Unless you know the opponent is on beatdown, aggressively fetch Graves. The idea is to play a turn-2 or -3 Shadow, so don’t be shy.

    If you have Delver in your opener, it’s almost always right to play it first. Once you have Delver in play, Thoughtseize and Wasteland are a lot more potent, so starting with pressure is optimal.
    Reanimating Street Wraith on turn 1 is your best start, so do that unless you know you’re playing against fast combo.
    Reanimating an opposing Snapcaster Mage and using that to cast Reanimate is a great line.
    Daze picking up a Watery Grave grows your Shadows, so sometimes you’ll fire off Daze just for that (even on your own spells).
    If it looks like you might get into combat, holding Street Wraith can conceal the size of your Shadow.
    Sometimes you want to take a hit or two before killing an opposing creature, just to lower your life total.

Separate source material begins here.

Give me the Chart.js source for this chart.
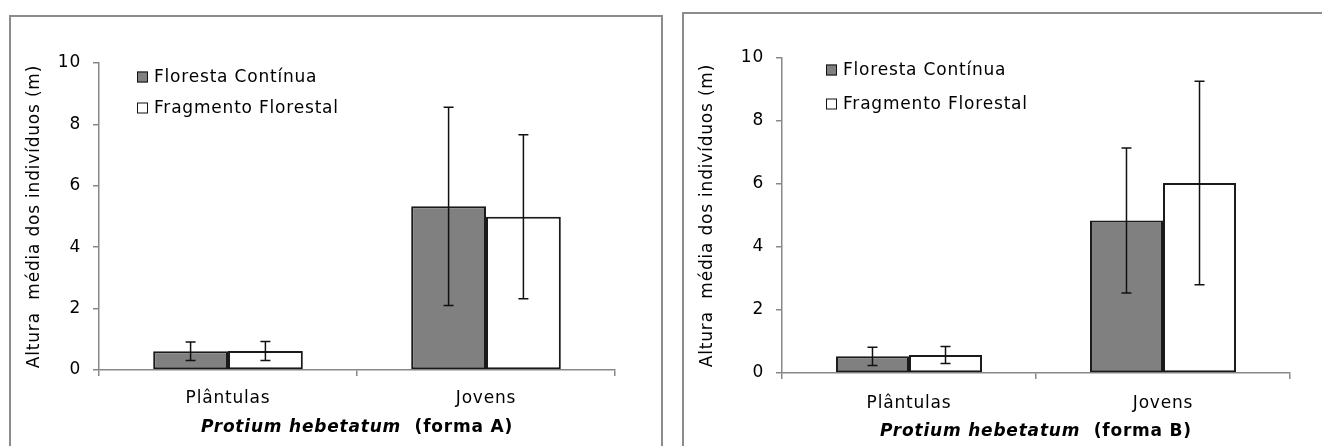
<!DOCTYPE html>
<html>
<head>
<meta charset="utf-8">
<script src="https://cdn.jsdelivr.net/npm/chart.js@4.4.0/dist/chart.umd.min.js"></script>
<style>
  body { margin: 0; background: #fff; }
  #page { position: relative; width: 1322px; height: 446px; overflow: hidden; }
  canvas { position: absolute; left: 0; top: 0; }
  .box { position: absolute; border: 2px solid #8c8c8c; box-sizing: border-box; }
</style>
</head>
<body>
<div id="page">
  <div class="box" style="left:9px; top:15px; width:654px; height:460px;"></div>
  <div class="box" style="left:682px; top:12px; width:660px; height:460px;"></div>
  <canvas id="chartA" width="1322" height="446"></canvas>
  <canvas id="chartB" width="1322" height="446"></canvas>
</div>
<script>
var categories = ['Plântulas', 'Jovens'];
var seriesNames = ['Floresta Contínua', 'Fragmento Florestal'];
var yTicks = [0, 2, 4, 6, 8, 10];

// forma A
var aContinua = [0.61, 5.33];
var aContinuaErr = [0.30, 3.23];
var aFragmento = [0.62, 4.99];
var aFragmentoErr = [0.31, 2.67];

// forma B
var bContinua = [0.53, 4.84];
var bContinuaErr = [0.29, 2.30];
var bFragmento = [0.57, 6.03];
var bFragmentoErr = [0.27, 3.23];

var FONT = 'DejaVu Sans';
var FSIZE = 17;
var SPACING = '0.8px';

// Verdana-like letter spacing for all text on the canvas
var spacing = {
    id: 'spacing',
    beforeLayout: function(chart) { chart.ctx.letterSpacing = SPACING; },
    beforeDraw: function(chart) { chart.ctx.letterSpacing = SPACING; }
};

// error bars drawn from the errors stored on each dataset
var errorBars = {
    id: 'errorBars',
    afterDatasetsDraw: function(chart) {
        var ctx = chart.ctx;
        var yScale = chart.scales.y;
        ctx.save();
        ctx.strokeStyle = '#111';
        ctx.lineWidth = 1.5;
        chart.data.datasets.forEach(function(ds, i) {
            var meta = chart.getDatasetMeta(i);
            meta.data.forEach(function(bar, j) {
                var v = ds.data[j], e = ds.errors[j];
                var top = yScale.getPixelForValue(v + e);
                var bot = yScale.getPixelForValue(v - e);
                ctx.beginPath();
                ctx.moveTo(bar.x, top); ctx.lineTo(bar.x, bot);
                ctx.moveTo(bar.x - 5, top); ctx.lineTo(bar.x + 5, top);
                ctx.moveTo(bar.x - 5, bot); ctx.lineTo(bar.x + 5, bot);
                ctx.stroke();
            });
        });
        ctx.restore();
    }
};

// legend inside the plot and the mixed-style x title
var decorations = {
    id: 'decorations',
    afterDraw: function(chart, args, opts) {
        var ctx = chart.ctx;
        var area = chart.chartArea;
        ctx.save();
        ctx.letterSpacing = SPACING;
        ctx.font = FSIZE + 'px "' + FONT + '"';
        ctx.textBaseline = 'middle';
        ctx.textAlign = 'left';
        chart.data.datasets.forEach(function(ds, i) {
            var cy = area.top + opts.legendY[i];
            var sx = area.left + opts.legendX;
            ctx.fillStyle = ds.backgroundColor;
            ctx.fillRect(sx, cy - 5.5, 11, 11);
            ctx.strokeStyle = '#111';
            ctx.lineWidth = 1;
            ctx.strokeRect(sx + 0.5, cy - 5, 10, 10);
            ctx.fillStyle = '#000';
            ctx.fillText(ds.label, sx + 17, cy + 1);
        });

        var part1 = opts.titleItalic;
        var part2 = opts.titleRest;
        ctx.font = 'italic bold ' + FSIZE + 'px "' + FONT + '"';
        var w1 = ctx.measureText(part1).width;
        ctx.font = 'bold ' + FSIZE + 'px "' + FONT + '"';
        var w2 = ctx.measureText(part2).width;
        var x0 = (area.left + area.right) / 2 - (w1 + w2) / 2;
        var ty = area.bottom + opts.titleOffset;
        ctx.fillStyle = '#000';
        ctx.font = 'italic bold ' + FSIZE + 'px "' + FONT + '"';
        ctx.fillText(part1, x0, ty);
        ctx.font = 'bold ' + FSIZE + 'px "' + FONT + '"';
        ctx.fillText(part2, x0 + w1, ty);
        ctx.restore();
    }
};

function makeChart(id, vals1, err1, vals2, err2, cfg) {
    return new Chart(document.getElementById(id), {
        type: 'bar',
        data: {
            labels: categories,
            datasets: [{
                label: seriesNames[0],
                data: vals1,
                errors: err1,
                backgroundColor: '#808080',
                borderColor: '#1a1a1a',
                borderWidth: 2,
                borderSkipped: false
            }, {
                label: seriesNames[1],
                data: vals2,
                errors: err2,
                backgroundColor: '#ffffff',
                borderColor: '#1a1a1a',
                borderWidth: 2,
                borderSkipped: false
            }]
        },
        options: {
            responsive: false,
            animation: false,
            events: [],
            datasets: { bar: { categoryPercentage: cfg.catPct, barPercentage: 1 } },
            layout: { padding: cfg.padding },
            plugins: {
                legend: { display: false },
                tooltip: { enabled: false },
                decorations: cfg.deco
            },
            scales: {
                x: {
                    afterFit: function(s) { s.height = cfg.xHeight; },
                    grid: { offset: true, drawOnChartArea: false, drawTicks: true, tickLength: 6, color: '#888', lineWidth: 1.5 },
                    border: { color: '#888', width: 1.5 },
                    ticks: { color: '#000', font: { family: FONT, size: FSIZE }, padding: cfg.xTickPad, maxRotation: 0 }
                },
                y: {
                    min: 0, max: 10,
                    afterFit: function(s) { s.width = cfg.yWidth; },
                    afterBuildTicks: function(s) { s.ticks = yTicks.map(function(v) { return { value: v }; }); },
                    grid: { drawOnChartArea: false, drawTicks: true, tickLength: 6, color: '#888', lineWidth: 1.5 },
                    border: { color: '#888', width: 1.5 },
                    ticks: { color: '#000', font: { family: FONT, size: FSIZE }, padding: 12 },
                    title: {
                        display: true,
                        text: 'Altura  média dos indivíduos (m)',
                        color: '#000',
                        font: { family: FONT, size: FSIZE },
                        padding: { top: cfg.yTitlePad, bottom: 0 }
                    }
                }
            }
        },
        plugins: [spacing, errorBars, decorations]
    });
}

makeChart('chartA', aContinua, aContinuaErr, aFragmento, aFragmentoErr, {
    padding: { left: 9, top: 63, right: 707, bottom: 0 },
    yWidth: 90, yTitlePad: 15, xHeight: 76, xTickPad: 12, catPct: 0.58,
    deco: { legendX: 38, legendY: [14, 45], titleItalic: 'Protium hebetatum', titleRest: '  (forma A)', titleOffset: 58 }
});

makeChart('chartB', bContinua, bContinuaErr, bFragmento, bFragmentoErr, {
    padding: { left: 682, top: 58, right: 32, bottom: 0 },
    yWidth: 100, yTitlePad: 15, xHeight: 73, xTickPad: 14, catPct: 0.575,
    deco: { legendX: 44, legendY: [12, 46], titleItalic: 'Protium hebetatum', titleRest: '  (forma B)', titleOffset: 59 }
});
</script>
</body>
</html>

This deck wants to close games quickly. You aren’t looking for card advantage or to control the game. You are looking to get both players to 1, then the opponent to zero. As such, this deck should be played aggressively and with an eye to pressuring the opponent. Playing with the card Death’s Shadow is a trip, and you need to balance winning and losing such that it’s big enough to dominate the board while not putting yourself dead to one attack.